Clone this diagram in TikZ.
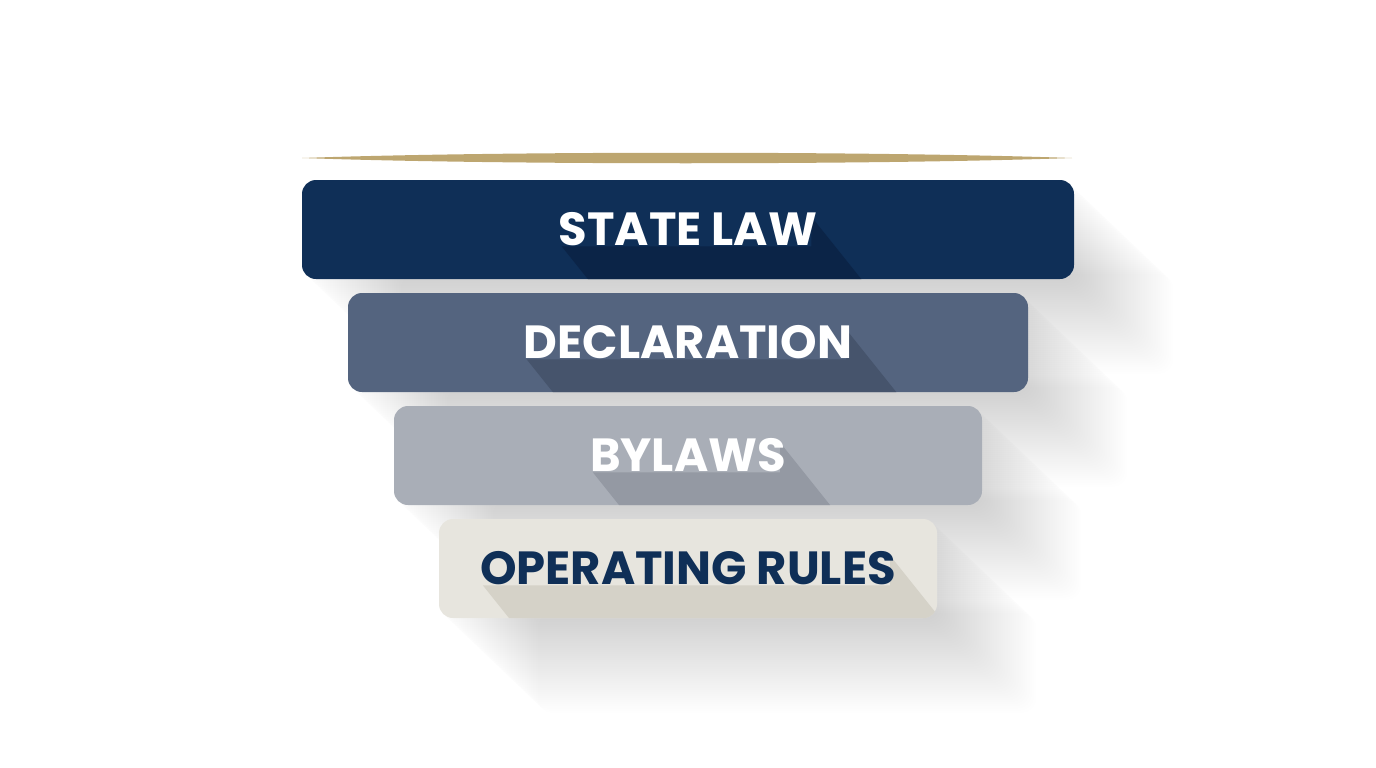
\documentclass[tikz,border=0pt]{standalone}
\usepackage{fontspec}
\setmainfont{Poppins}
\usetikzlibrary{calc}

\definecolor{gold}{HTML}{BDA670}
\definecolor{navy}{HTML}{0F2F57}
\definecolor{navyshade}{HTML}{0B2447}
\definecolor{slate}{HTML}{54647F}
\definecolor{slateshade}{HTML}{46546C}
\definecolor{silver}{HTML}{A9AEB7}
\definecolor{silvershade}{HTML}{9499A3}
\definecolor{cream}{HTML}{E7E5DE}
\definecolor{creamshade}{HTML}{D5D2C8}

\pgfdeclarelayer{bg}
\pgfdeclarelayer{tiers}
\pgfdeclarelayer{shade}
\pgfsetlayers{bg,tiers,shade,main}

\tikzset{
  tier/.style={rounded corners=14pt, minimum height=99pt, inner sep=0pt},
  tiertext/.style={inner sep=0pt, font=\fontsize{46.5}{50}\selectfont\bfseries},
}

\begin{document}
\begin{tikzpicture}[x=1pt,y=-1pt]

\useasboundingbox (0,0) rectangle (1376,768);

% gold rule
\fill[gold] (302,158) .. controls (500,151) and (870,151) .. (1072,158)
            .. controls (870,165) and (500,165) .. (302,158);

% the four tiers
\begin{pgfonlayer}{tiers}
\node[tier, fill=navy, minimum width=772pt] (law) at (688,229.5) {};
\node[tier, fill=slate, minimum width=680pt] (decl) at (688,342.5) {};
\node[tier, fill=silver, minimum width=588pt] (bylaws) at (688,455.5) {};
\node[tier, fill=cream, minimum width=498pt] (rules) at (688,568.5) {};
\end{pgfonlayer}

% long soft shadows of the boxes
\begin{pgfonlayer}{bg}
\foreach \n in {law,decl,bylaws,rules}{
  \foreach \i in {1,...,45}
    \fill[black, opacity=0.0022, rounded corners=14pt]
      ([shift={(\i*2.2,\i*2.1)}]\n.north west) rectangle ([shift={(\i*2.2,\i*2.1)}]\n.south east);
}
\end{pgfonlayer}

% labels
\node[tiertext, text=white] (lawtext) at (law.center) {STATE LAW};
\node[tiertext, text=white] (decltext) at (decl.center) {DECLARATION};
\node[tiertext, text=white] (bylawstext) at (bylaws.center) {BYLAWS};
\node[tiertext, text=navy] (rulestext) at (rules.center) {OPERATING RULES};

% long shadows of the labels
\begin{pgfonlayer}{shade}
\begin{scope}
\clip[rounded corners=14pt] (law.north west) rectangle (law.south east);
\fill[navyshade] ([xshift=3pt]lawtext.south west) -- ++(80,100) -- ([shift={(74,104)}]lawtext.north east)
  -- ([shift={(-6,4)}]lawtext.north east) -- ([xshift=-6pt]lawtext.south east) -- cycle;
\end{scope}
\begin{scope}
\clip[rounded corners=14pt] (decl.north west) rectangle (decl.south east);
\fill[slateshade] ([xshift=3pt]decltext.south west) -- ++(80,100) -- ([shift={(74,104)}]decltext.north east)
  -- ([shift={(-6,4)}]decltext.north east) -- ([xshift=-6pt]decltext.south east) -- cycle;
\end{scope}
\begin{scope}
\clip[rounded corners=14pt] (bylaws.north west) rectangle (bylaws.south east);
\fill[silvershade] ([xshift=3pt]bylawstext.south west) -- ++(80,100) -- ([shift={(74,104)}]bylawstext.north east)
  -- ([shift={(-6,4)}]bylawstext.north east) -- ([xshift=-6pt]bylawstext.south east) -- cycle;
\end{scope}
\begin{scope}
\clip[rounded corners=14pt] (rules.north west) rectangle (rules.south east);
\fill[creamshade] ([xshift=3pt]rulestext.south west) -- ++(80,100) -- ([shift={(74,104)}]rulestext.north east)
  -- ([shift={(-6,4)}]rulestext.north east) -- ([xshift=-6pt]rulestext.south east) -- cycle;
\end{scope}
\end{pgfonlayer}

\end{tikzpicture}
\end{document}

━━━

◆ Work to do ◆
Pictures stay out. Repeat only the lines from the beginning of the data through the line that has "(500,165) .. (302,158);".

◆ Answer for this exercise ◆
Clone this diagram in TikZ.
\documentclass[tikz,border=0pt]{standalone}
\usepackage{fontspec}
\setmainfont{Poppins}
\usetikzlibrary{calc}

\definecolor{gold}{HTML}{BDA670}
\definecolor{navy}{HTML}{0F2F57}
\definecolor{navyshade}{HTML}{0B2447}
\definecolor{slate}{HTML}{54647F}
\definecolor{slateshade}{HTML}{46546C}
\definecolor{silver}{HTML}{A9AEB7}
\definecolor{silvershade}{HTML}{9499A3}
\definecolor{cream}{HTML}{E7E5DE}
\definecolor{creamshade}{HTML}{D5D2C8}

\pgfdeclarelayer{bg}
\pgfdeclarelayer{tiers}
\pgfdeclarelayer{shade}
\pgfsetlayers{bg,tiers,shade,main}

\tikzset{
  tier/.style={rounded corners=14pt, minimum height=99pt, inner sep=0pt},
  tiertext/.style={inner sep=0pt, font=\fontsize{46.5}{50}\selectfont\bfseries},
}

\begin{document}
\begin{tikzpicture}[x=1pt,y=-1pt]

\useasboundingbox (0,0) rectangle (1376,768);

% gold rule
\fill[gold] (302,158) .. controls (500,151) and (870,151) .. (1072,158)
            .. controls (870,165) and (500,165) .. (302,158);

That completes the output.